EXERCISE OBJECTIVE:
Among the entries below, which lines run from the line with "Generate a web" through the line with "const seriesNames = ['Comisiones"? Retype those, both ends included, exactly and without pictures.

SUPPLIED MATERIAL:
-- Begin --
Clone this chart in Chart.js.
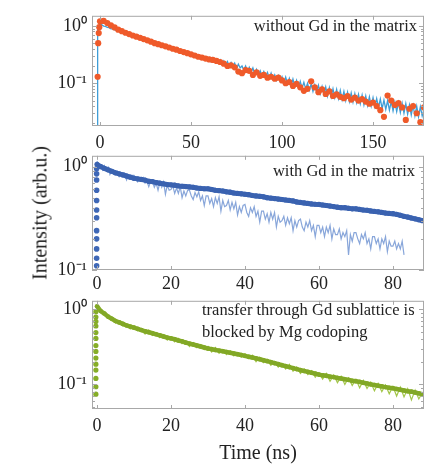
-- End --
-- Begin --
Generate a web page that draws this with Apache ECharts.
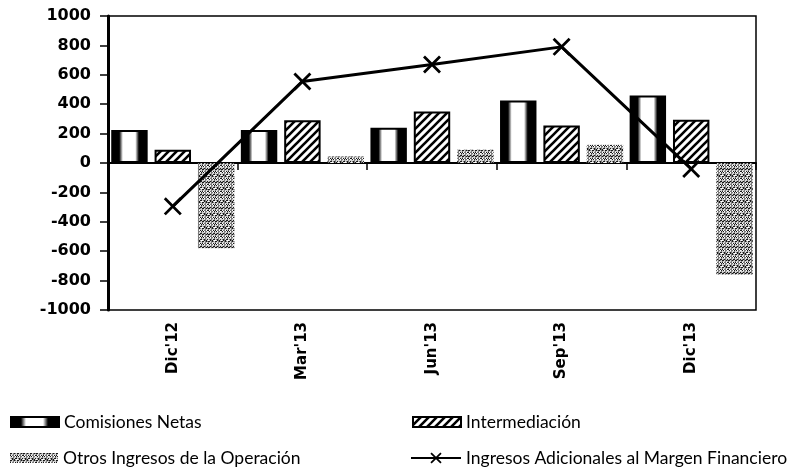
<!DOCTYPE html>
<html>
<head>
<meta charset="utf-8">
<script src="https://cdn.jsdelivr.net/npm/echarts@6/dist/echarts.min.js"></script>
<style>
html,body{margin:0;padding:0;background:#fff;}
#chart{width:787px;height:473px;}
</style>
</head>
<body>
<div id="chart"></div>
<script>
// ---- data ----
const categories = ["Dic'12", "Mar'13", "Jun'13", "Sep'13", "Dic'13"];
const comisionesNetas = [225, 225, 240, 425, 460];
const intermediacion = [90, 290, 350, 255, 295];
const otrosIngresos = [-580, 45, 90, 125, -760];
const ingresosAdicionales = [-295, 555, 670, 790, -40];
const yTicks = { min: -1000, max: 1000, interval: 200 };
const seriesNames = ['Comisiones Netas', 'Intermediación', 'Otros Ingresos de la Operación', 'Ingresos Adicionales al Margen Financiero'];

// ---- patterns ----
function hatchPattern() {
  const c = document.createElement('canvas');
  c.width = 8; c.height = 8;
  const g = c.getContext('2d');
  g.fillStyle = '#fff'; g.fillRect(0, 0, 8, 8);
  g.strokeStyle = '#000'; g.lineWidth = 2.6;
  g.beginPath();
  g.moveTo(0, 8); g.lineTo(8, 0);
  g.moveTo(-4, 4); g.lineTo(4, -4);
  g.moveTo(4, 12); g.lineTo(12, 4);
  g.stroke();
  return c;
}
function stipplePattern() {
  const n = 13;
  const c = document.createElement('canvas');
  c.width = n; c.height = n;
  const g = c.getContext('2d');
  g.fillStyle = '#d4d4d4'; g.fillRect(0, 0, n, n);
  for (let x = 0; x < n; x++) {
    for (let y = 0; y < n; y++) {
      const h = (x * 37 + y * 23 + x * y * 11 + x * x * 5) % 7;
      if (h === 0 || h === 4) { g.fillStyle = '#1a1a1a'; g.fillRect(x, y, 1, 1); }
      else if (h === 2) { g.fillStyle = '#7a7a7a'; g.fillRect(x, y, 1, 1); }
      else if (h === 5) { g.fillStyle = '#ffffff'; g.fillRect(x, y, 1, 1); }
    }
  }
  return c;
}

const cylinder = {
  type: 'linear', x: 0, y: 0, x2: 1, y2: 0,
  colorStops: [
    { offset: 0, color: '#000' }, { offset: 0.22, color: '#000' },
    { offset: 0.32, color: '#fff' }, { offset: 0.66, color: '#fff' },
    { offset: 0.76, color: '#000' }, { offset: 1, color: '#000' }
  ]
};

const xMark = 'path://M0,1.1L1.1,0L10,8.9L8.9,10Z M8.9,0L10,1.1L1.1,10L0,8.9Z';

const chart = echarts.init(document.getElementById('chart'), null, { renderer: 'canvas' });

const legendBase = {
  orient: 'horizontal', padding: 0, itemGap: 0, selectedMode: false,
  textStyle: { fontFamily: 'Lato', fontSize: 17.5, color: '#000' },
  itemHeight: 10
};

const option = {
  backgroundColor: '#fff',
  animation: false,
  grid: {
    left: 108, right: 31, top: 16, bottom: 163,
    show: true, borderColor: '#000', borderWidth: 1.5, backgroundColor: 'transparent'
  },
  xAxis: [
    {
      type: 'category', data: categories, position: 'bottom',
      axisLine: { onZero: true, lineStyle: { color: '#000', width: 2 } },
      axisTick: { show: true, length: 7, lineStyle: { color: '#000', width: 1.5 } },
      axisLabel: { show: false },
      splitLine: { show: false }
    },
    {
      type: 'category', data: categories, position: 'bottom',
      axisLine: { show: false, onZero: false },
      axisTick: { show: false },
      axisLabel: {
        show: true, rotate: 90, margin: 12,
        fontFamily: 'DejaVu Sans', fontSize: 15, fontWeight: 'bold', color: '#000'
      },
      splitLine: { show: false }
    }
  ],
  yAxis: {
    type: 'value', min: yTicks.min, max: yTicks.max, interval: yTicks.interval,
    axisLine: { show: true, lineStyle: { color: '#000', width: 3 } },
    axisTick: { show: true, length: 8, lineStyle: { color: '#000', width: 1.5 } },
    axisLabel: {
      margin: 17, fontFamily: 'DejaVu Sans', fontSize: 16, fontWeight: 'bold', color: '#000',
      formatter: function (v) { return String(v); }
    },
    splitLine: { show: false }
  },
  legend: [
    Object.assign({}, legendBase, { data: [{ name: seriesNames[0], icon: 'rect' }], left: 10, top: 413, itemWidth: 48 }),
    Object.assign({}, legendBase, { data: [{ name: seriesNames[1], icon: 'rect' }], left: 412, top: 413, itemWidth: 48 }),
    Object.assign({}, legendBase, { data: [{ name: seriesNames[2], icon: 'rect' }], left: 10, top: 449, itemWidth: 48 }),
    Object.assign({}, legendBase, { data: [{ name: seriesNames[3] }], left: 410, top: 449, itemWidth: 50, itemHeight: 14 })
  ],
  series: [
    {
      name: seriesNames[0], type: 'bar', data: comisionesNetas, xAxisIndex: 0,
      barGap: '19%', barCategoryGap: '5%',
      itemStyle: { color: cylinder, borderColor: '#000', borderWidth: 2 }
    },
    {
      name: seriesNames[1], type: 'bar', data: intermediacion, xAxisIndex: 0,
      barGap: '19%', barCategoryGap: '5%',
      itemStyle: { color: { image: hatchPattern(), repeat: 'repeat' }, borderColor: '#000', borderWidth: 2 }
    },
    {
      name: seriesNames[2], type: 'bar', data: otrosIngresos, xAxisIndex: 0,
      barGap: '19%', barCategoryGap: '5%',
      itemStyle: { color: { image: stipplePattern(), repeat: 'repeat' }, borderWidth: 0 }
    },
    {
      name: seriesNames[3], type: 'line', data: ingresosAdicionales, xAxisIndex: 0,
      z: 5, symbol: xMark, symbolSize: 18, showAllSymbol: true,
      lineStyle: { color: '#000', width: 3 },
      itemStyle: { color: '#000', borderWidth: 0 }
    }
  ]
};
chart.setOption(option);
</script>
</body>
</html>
-- End --
EXERCISE RESPONSE:
Generate a web page that draws this with Apache ECharts.
<!DOCTYPE html>
<html>
<head>
<meta charset="utf-8">
<script src="https://cdn.jsdelivr.net/npm/echarts@6/dist/echarts.min.js"></script>
<style>
html,body{margin:0;padding:0;background:#fff;}
#chart{width:787px;height:473px;}
</style>
</head>
<body>
<div id="chart"></div>
<script>
// ---- data ----
const categories = ["Dic'12", "Mar'13", "Jun'13", "Sep'13", "Dic'13"];
const comisionesNetas = [225, 225, 240, 425, 460];
const intermediacion = [90, 290, 350, 255, 295];
const otrosIngresos = [-580, 45, 90, 125, -760];
const ingresosAdicionales = [-295, 555, 670, 790, -40];
const yTicks = { min: -1000, max: 1000, interval: 200 };
const seriesNames = ['Comisiones Netas', 'Intermediación', 'Otros Ingresos de la Operación', 'Ingresos Adicionales al Margen Financiero'];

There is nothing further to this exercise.